Mais la mission des Nations unies en RDC est également pointée du doigt. Le ministre français des Affaires étrangères, Laurent Fabius, a émis des doutes, mardi, sur le bien-fondé du mandat des troupes étrangères qui se limite à la protection des civils, du personnel humanitaire et du personnel chargé de défendre les droits de l’Homme. "Déployer 17 000 hommes et fixer un mandat qui ne permet pas d'intervenir, c'est absurde", a-t-il dit.

"Comment se fait-il qu’on n’arrive pas à arrêter une rébellion ?", s'est interrogé pour sa part, ce mercredi, Didier Reynders, le ministre des Affaires étrangères de Belgique, l'ancienne puissance coloniale de la RDC. Selon lui, le mandat de l’ONU est insuffisant : "On n’a pas doté la Monusco de moyens suffisants", notamment pour mener des "missions offensives lorsque des rebelles se lancent comme ça dans des opérations", a-t-il ajouté.

Marge de manœuvre limitée

Si, samedi 17 novembre, des hélicoptères de l’ONU ont bombardé, à Kibumba, des positions du M23, la Monusco n’est en revanche pas intervenue mardi lors de la prise de Goma ou des postes-frontières.

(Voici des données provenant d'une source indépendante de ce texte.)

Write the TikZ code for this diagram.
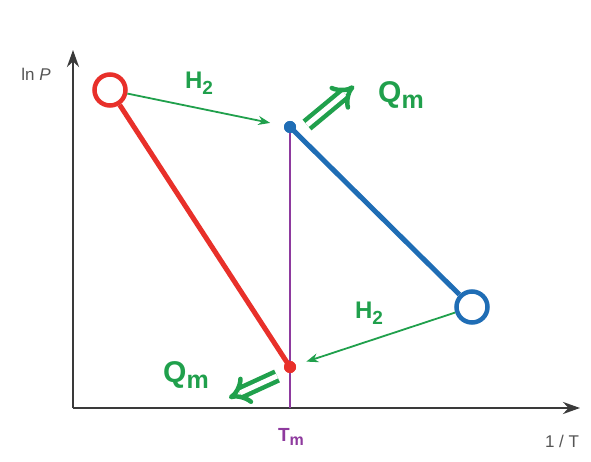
\documentclass[tikz,border=0pt]{standalone}
\usepackage{fontspec}
\setmainfont{Liberation Sans}
\usetikzlibrary{arrows.meta}
\definecolor{axisgray}{HTML}{3A3A3A}
\definecolor{txtgray}{HTML}{555555}
\definecolor{myred}{HTML}{E8302A}
\definecolor{myblue}{HTML}{1F6DB5}
\definecolor{mygreen}{HTML}{20A04C}
\definecolor{mypurple}{HTML}{8E3A9E}
\tikzset{
  axisline/.style={draw=axisgray, line width=2.6pt, -{Stealth[length=17pt,width=12pt]}},
  axlabel/.style={text=txtgray, font=\fontsize{17}{17}\selectfont, inner sep=0pt},
  ring/.style={circle, draw=#1, line width=4.5pt, minimum size=31pt, inner sep=0pt},
  dotnode/.style={circle, fill=#1, minimum size=12pt, inner sep=0pt},
  phase/.style={draw=#1, line width=5pt},
  flow/.style={draw=mygreen, line width=1.8pt, -{Stealth[length=12pt,width=9pt]}},
  heat/.style={draw=mygreen, line width=4.5pt, double=white, double distance=5pt, -{Implies[scale=1.5]}},
  greentxt/.style={text=mygreen, font=\bfseries\fontsize{24}{24}\selectfont, inner sep=0pt},
  qtxt/.style={text=mygreen, font=\bfseries\fontsize{30}{30}\selectfont, inner sep=0pt},
}
\begin{document}
\begin{tikzpicture}[x=1pt,y=-1pt]
\useasboundingbox (0,0) rectangle (591,462);
% axes
\coordinate (origin) at (73,408);
\coordinate (ytip) at (73,50);
\coordinate (xtip) at (580,408);
\draw[axisline] (origin) -- (ytip);
\draw[axisline] (origin) -- (xtip);
\node[axlabel] (lnp) at (36,74) {ln \textit{P}};
\node[axlabel] (invt) at (562,441) {1 / T};
% Tm line
\node[dotnode=myblue] (bdot) at (290,127) {};
\node[dotnode=myred] (rdot) at (290,367) {};
\coordinate (tmbase) at (290,408);
\draw[draw=mypurple, line width=1.6pt] (bdot.center) -- (tmbase);
\node[text=mypurple, font=\bfseries\fontsize{19}{19}\selectfont, inner sep=0pt] (tm) at (291,437) {T\raisebox{-4pt}{\fontsize{16}{16}\selectfont m}};
% circles
\node[ring=myred] (rc) at (110,90) {};
\node[ring=myblue] (bc) at (472,307) {};
\draw[phase=myred] (rc) -- (rdot.center);
\draw[phase=myblue] (bdot.center) -- (bc);
\node[dotnode=myblue] at (bdot) {};
\node[dotnode=myred] at (rdot) {};
% H2 flows
\draw[flow, shorten >=14pt] (rc) -- (bdot);
\draw[flow, shorten >=11pt] (bc) -- (rdot);
\node[greentxt] (h2a) at (199,83) {H\raisebox{-6pt}{\fontsize{19}{19}\selectfont 2}};
\node[greentxt] (h2b) at (369,313) {H\raisebox{-6pt}{\fontsize{19}{19}\selectfont 2}};
% heat arrows
\coordinate (qa1) at (307,125);
\coordinate (qa2) at (354,86);
\coordinate (qb1) at (277,376);
\coordinate (qb2) at (229,398);
\draw[heat] (qa1) -- (qa2);
\draw[heat] (qb1) -- (qb2);
\node[qtxt] (qma) at (401,95) {Q\raisebox{-6pt}{\fontsize{25}{25}\selectfont m}};
\node[qtxt] (qmb) at (186,375) {Q\raisebox{-6pt}{\fontsize{25}{25}\selectfont m}};
\end{tikzpicture}
\end{document}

Une passivité qui s'explique par la crainte de faire des victimes parmi les civils, ainsi que par la fuite des forces gouvernmentales congolaises (FARDC), selon un responsable de l’ONU à New York qui a souhaité garder l’anonymat.

"Nous ne sommes pas l’armée d’un pays, nous protégeons les civils, c’est différent", s’est défendu le responsable de l’ONU. "La force présente sur place n’est pas destinée à un combat de rue."

Mais, pour Philippe Hugon, directeur de recherche à l'Institut de relations internationales et stratégiques (Iris), en charge de l'Afrique, joint par FRANCE 24, la passivité de la Monusco marque bel et bien "un aveu d’impuissance de l’ONU". "Les forces onusiennes ne servent pas à grand chose. Et sans négociation politique dans le pays, on peut être dubitatif quant au rôle des Nations unies."

Les faiblesses du pouvoir congolais

Selon le spécialiste, le contingent onusien est otage d'un bras de fer inégal entre l’armée congolaise et la rébellion. "Que peuvent faire les Nations unies dès lors qu’on est dans un rapport de force en faveur du M23, qui est bien équipé, notamment par le Rwanda, et très motivé ?" soulève Philippe Hugon. "Si le réel intérêt de la Monusco est de défendre la population, il faut que les forces armées du pays aient les moyens de combattre la rébellion."

Déjà, en juillet, une source interne à la Monusco soulignait, dans un entretien à FRANCE 24 : "Le talon d’Achille de la RDC, c’est son armée, qui n’a rien d’une armée républicaine. Les salaires ne sont pas payés, les soldats pas nourris, alors certains se révoltent, fuient et pillent."

À l’heure où l’ONU envisage d’intervenir aux côtés de la Communauté économique des États de l'Afrique de l'Ouest (Cédéao) et de l’armée malienne au Nord-Mali, où sévissent des groupes islamistes, la situation en RDC apparaît de mauvais augure.